LES MIGRANTS, OTAGES DES AMBITIONS POLITIQUES EN EUROPE
12 septembre 2024 at 5:58 Laisser un commentaire
Depuis quelques années se multiplient en Europe les cas de politiciens prêts à promouvoir leurs ambitions politiques en flattant les penchants anti-migrants dans les opinions publiques, quitte à chasser sur les terres de l’extrême-droite.
A cet égard, on attend avec appréhension les mesures « concrètes » annoncées par le nouveau Premier ministre français en matière de « maitrise des flux migratoires ». On se souvient, en effet, des positions affligeantes, clairement empruntées à l’extrême-droite, développées par Michel Barnier lorsqu’il participa, en 2021, aux primaires de LR, dans l’espoir d’être choisi par une base militante ultra-droitière comme candidat aux élections présidentielles ! Quiconque avait connu l’ex-Commissaire européen, affable et plutôt modéré, n’en revenait pas de cette inattendue et nauséabonde surenchère contre les personnes en grande difficulté et à la recherche d’un refuge en France. À présent que son sort à Matignon dépend du bon vouloir des députés lepénistes, l’intéressé risque d’être d’autant plus tenté de faire des migrants les otages de sa survie politique.

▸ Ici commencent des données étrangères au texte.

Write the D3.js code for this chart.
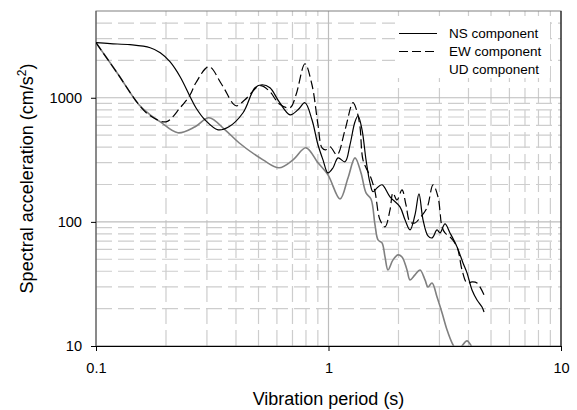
<!DOCTYPE html>
<html lang="en">
<head>
    <meta charset="UTF-8">
    <title></title>
    <style type="text/css">
        html, body { padding:0; margin:0; background:#fff; }
        text { font-family: "Liberation Sans", Arial, sans-serif; fill:#000; }
    </style>
</head>
<body>
<script src="https://d3js.org/d3.v7.min.js"></script>
<script>
    // periods (s) and spectral accelerations (cm/s2)
    var nsT = [0.100,0.115,0.140,0.171,0.189,0.208,0.230,0.254,0.269,0.294,0.335,0.373,0.429,0.483,0.518,0.560,0.613,0.683,0.739,0.792,0.849,0.901,0.947,0.995,1.046,1.099,1.178,1.237,1.300,1.340,1.394,1.450,1.508,1.554,1.617,1.699,1.839,2.030,2.133,2.242,2.355,2.450,2.550,2.679,2.788,2.930,3.017,3.170,3.331,3.571,3.789,3.942,4.142,4.353,4.574,4.666];
    var nsA = [2777,2726,2676,2531,2306,1952,1477,1019,831,665,552,584,757,1204,1273,1204,929,729,800,912,665,418,316,248,273,328,305,418,640,716,552,316,206,175,188,199,159,132,104,86.2,113.9,168,104,77.1,74.3,86.2,81.5,96.3,81.5,62.9,46.7,38.8,28.3,23.5,20.6,18.8];

    var ewT = [0.100,0.124,0.153,0.171,0.200,0.230,0.254,0.269,0.306,0.348,0.400,0.437,0.508,0.560,0.613,0.683,0.725,0.792,0.849,0.901,0.938,0.976,1.015,1.088,1.178,1.275,1.327,1.366,1.407,1.479,1.523,1.585,1.665,1.750,1.839,1.894,1.970,2.071,2.154,2.242,2.355,2.475,2.653,2.816,2.958,3.078,3.170,3.331,3.571,3.752,3.942,4.142,4.353,4.712];
    var ewA = [2777,1561,878,716,640,831,1057,1321,1778,1273,862,964,1250,1118,895,831,1057,1880,1273,606,395,381,403,347,552,912,771,584,316,253,226,175,104,91.1,125,171,150,181,137,100,98,107.7,129.7,199,159,91.1,81.5,75.7,62.9,41.0,32.2,32.8,32.2,24.8];

    var udT = [0.100,0.124,0.153,0.171,0.189,0.225,0.267,0.306,0.359,0.412,0.523,0.613,0.704,0.800,0.901,0.995,1.121,1.213,1.300,1.380,1.450,1.523,1.585,1.633,1.699,1.750,1.803,1.894,1.990,2.071,2.176,2.242,2.355,2.475,2.601,2.679,2.788,2.930,3.078,3.234,3.398,3.606,3.752,3.942,4.142,4.310];
    var udA = [2777,1561,878,729,640,522,584,690,552,434,316,273,316,395,299,239,153,226,328,248,171,153,94.6,71.6,67.7,52.2,41.0,49.4,54.2,52.2,41.0,34.1,37.4,41.0,34.1,29.9,32.2,24.8,18.5,13.5,10.6,8.9,10.0,11.0,9.8,8.6];

    var xTicks = [0.1, 1, 10];
    var yTicks = [10, 100, 1000];
    var xMinor = [0.2,0.3,0.4,0.5,0.6,0.7,0.8,0.9,2,3,4,5,6,7,8,9];
    var yMinor = [20,30,40,50,60,70,80,90,200,300,400,500,600,700,800,900,2000,3000,4000];
    var names = ['NS component', 'EW component', 'UD component'];

    var chart = {};

    chart.options = {
        width: 577,
        height: 410,
        left: 96, right: 561, top: 11, bottom: 346
    };

    var o = chart.options;
    var x = d3.scaleLog().domain([0.1, 10]).range([o.left, o.right]);
    var y = d3.scaleLog().domain([10, 5000]).range([o.bottom, o.top]);

    var svg = d3.select('body').append('svg')
        .attr('width', o.width)
        .attr('height', o.height);

    svg.append('clipPath').attr('id', 'plot')
       .append('rect')
       .attr('x', o.left).attr('y', o.top)
       .attr('width', o.right - o.left).attr('height', o.bottom - o.top);

    // grid
    var grid = svg.append('g').attr('stroke-width', 1.2);
    grid.selectAll('.hmin').data(yMinor).enter().append('line')
        .attr('x1', o.left).attr('x2', o.right)
        .attr('y1', function(d) { return y(d); }).attr('y2', function(d) { return y(d); })
        .attr('stroke', '#cdcdcd').attr('stroke-dasharray', '16,6');
    grid.selectAll('.vmin').data(xMinor).enter().append('line')
        .attr('y1', o.bottom).attr('y2', o.top)
        .attr('x1', function(d) { return x(d); }).attr('x2', function(d) { return x(d); })
        .attr('stroke', '#cdcdcd').attr('stroke-dasharray', '16,6');
    grid.selectAll('.hmaj').data(yTicks.slice(1)).enter().append('line')
        .attr('x1', o.left).attr('x2', o.right)
        .attr('y1', function(d) { return y(d); }).attr('y2', function(d) { return y(d); })
        .attr('stroke', '#bdbdbd');
    grid.append('line')
        .attr('y1', o.bottom).attr('y2', o.top)
        .attr('x1', x(1)).attr('x2', x(1))
        .attr('stroke', '#bdbdbd');

    // frame
    svg.append('rect')
       .attr('x', o.left).attr('y', o.top)
       .attr('width', o.right - o.left).attr('height', o.bottom - o.top)
       .attr('fill', 'none').attr('stroke', '#808080');
    svg.append('line').attr('x1', o.right).attr('x2', o.right).attr('y1', o.top).attr('y2', o.bottom)
       .attr('stroke', '#000');
    svg.append('line').attr('x1', o.left).attr('x2', o.left).attr('y1', o.top).attr('y2', o.bottom)
       .attr('stroke', '#555');

    // legend background
    svg.append('rect').attr('x', 395).attr('y', 17).attr('width', 155).attr('height', 61)
       .attr('fill', '#fff');

    // axes
    var xAxis = d3.axisBottom(x).tickValues(xTicks).tickFormat(function(d) { return String(d); })
        .tickSize(5).tickPadding(11.7);
    svg.append('g').attr('class', 'x-axis')
       .attr('transform', 'translate(0,' + o.bottom + ')').call(xAxis);

    var yAxis = d3.axisLeft(y).tickValues(yTicks).tickFormat(function(d) { return String(d); })
        .tickSize(5).tickPadding(9);
    svg.append('g').attr('class', 'y-axis')
       .attr('transform', 'translate(' + o.left + ',0)').call(yAxis);

    svg.selectAll('.x-axis .tick text, .y-axis .tick text')
       .attr('font-size', 14.6).attr('font-family', '"Liberation Sans", Arial, sans-serif').attr('fill', '#000');
    svg.select('.y-axis .domain').remove();
    svg.select('.x-axis .domain').attr('stroke', '#000');

    // curves
    var line = d3.line()
        .x(function(d) { return x(d[0]); })
        .y(function(d) { return y(d[1]); })
        .curve(d3.curveCatmullRom.alpha(0.5));

    function pairs(t, a) { return t.map(function(v, i) { return [v, a[i]]; }); }

    var curves = svg.append('g').attr('clip-path', 'url(#plot)').attr('fill', 'none');
    curves.append('path').datum(pairs(udT, udA)).attr('d', line)
          .attr('stroke', '#808080').attr('stroke-width', 1.6);
    curves.append('path').datum(pairs(ewT, ewA)).attr('d', line)
          .attr('stroke', '#000').attr('stroke-width', 1.2).attr('stroke-dasharray', '9,4');
    curves.append('path').datum(pairs(nsT, nsA)).attr('d', line)
          .attr('stroke', '#000').attr('stroke-width', 1.2);

    // legend
    var lg = svg.append('g');
    lg.append('line').attr('x1', 399).attr('x2', 437).attr('y1', 33.5).attr('y2', 33.5)
      .attr('stroke', '#000').attr('stroke-width', 1);
    lg.append('line').attr('x1', 399).attr('x2', 437).attr('y1', 51.5).attr('y2', 51.5)
      .attr('stroke', '#000').attr('stroke-width', 1).attr('stroke-dasharray', '9,4');
    lg.selectAll('text').data(names).enter().append('text')
      .attr('x', 449).attr('y', function(d, i) { return 38.3 + i * 17.6; })
      .attr('font-size', 13.5).text(function(d) { return d; });

    // titles
    svg.append('text').attr('x', (o.left + o.right) / 2).attr('y', 405)
       .attr('text-anchor', 'middle').attr('font-size', 18).text('Vibration period (s)');
    var yt = svg.append('text')
       .attr('transform', 'translate(33,' + (o.top + o.bottom) / 2 + ') rotate(-90)')
       .attr('text-anchor', 'middle').attr('font-size', 18);
    yt.append('tspan').text('Spectral acceleration (cm/s');
    yt.append('tspan').attr('font-size', 12).attr('dy', -7).text('2');
    yt.append('tspan').attr('dy', 7).text(')');
</script>
</body>
</html>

Mais il n’y a pas qu’en France -ni hélas qu’au sein de la seule droite- que l’on déplore le recours à cette pratique déshonorante, avec des variantes selon le contexte politique national. Le cas le plus récent est celui de l’ex-dirigeante du parti de la gauche allemande ( « Die Linke »), Sahra Wagenknecht, dont la nouvelle formation (qui porte son nom…) vient de remporter un double succès électoral. Sa stratégie, dite de « gauche conservatrice » (!), mise sur la portée d’un discours à la fois calqué sur celui de la gauche concernant le social et sur celui de l’extrême-droite en matière d’immigration -jusqu’à préconiser, à l’instar des Conservateurs britanniques, l’examen des demandes d’asile hors de l’Union européenne. « Sahra Wagenknecht joue avec le feu », écrivais-je dans ces colonnes dès les débuts de sa dérive, en 2018, lorsqu’elle critiquait l’aide apportée aux réfugiés de la guerre civile syrienne au prétexte que l’Allemagne -qui accumulait alors quelque 250 milliards d’euros d’excédents commerciaux par an- ne disposait pas « de suffisamment de moyens pour ses citoyens les plus démunis » ! Aujourd’hui, on constate que sa campagne a coûté beaucoup de voix à la gauche, sans affaiblir en rien l’extrême-droite…
Ces calculs sont-ils durablement payants pour celles et ceux qui s’y livrent ? Rien n’est moins sûr. En témoigne la sévère déconvenue électorale subie par une « jusqu’au boutiste »en la matière : la Première ministre sociale-démocrate du Danemark, Mette Frederiksen. Ne déclarait-elle pas devant son parlement en janvier 2021 que son objectif était que son pays ne reçoive plus aucun demandeur d’asile ? Comment ? En refoulant systématiquement tout demandeur « vers un pays extérieur à l’Europe »…Las, les dernières élections européennes ont été marquées au Danemark par une lourde défaite du parti social-démocrate et un succès sans précédent du parti du peuple socialiste, authentiquement de gauche. À méditer par les politiciens tentés par le « modèle danois » en matière d’immigration. Il est grand temps de penser le monde à venir avec pour repères non la forteresse mais les communs, non le refoulement mais la solidarité, non les rapports de force mais les coopérations dans l’égalité.